Question

A ball of mass 500 g strikes a fixed wall with a speed of 10 m/s. After striking, it returns back with the same speed. If the ball was in contact with the wall for 0.01 s, find the magnitude of the force applied on the ball by the wall.

• A. 500 N
• B. 1000 N
• C. 2000 N
• D. 1500 N

Answer 1

The correct option is B 1000 N

The initial momentum is given as mass times the initial velocity.
⇒ p${}_i$ = m x v${}_i$ = 0.5 kg x 10 m/s = 5 kg m/s

After the collision with the wall, the velocity of the ball becomes opposite to the initial velocity.

⇒ Final velocity, v${}_f$ = -10 m/s

Here, the negative sign implies the opposite direction.

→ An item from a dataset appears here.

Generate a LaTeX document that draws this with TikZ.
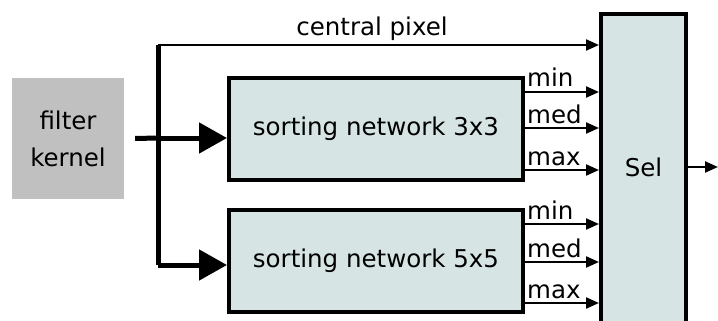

The final momentum is given as mass times the final velocity. ⇒ p${}_f$ = m x v${}_f$ = 0.5 kg x (-10 m/s) = -5 kg m/s

Change in momentum = p${}_f$ - p${}_i$
Change in momentum = -5 - 5 = -10 kg m/s

⇒ Magnitude of change in momentum = 10 kg m/s

From Newton’s second law, the force applied is equal to the rate of change of momentum.
F = $\frac{p_f-p_i}{t}$
F = $\frac{-10}{0.01}$
= -1000 N

Here, the negative sign implies that the force applied on the ball is in the direction opposite to its initial velocity.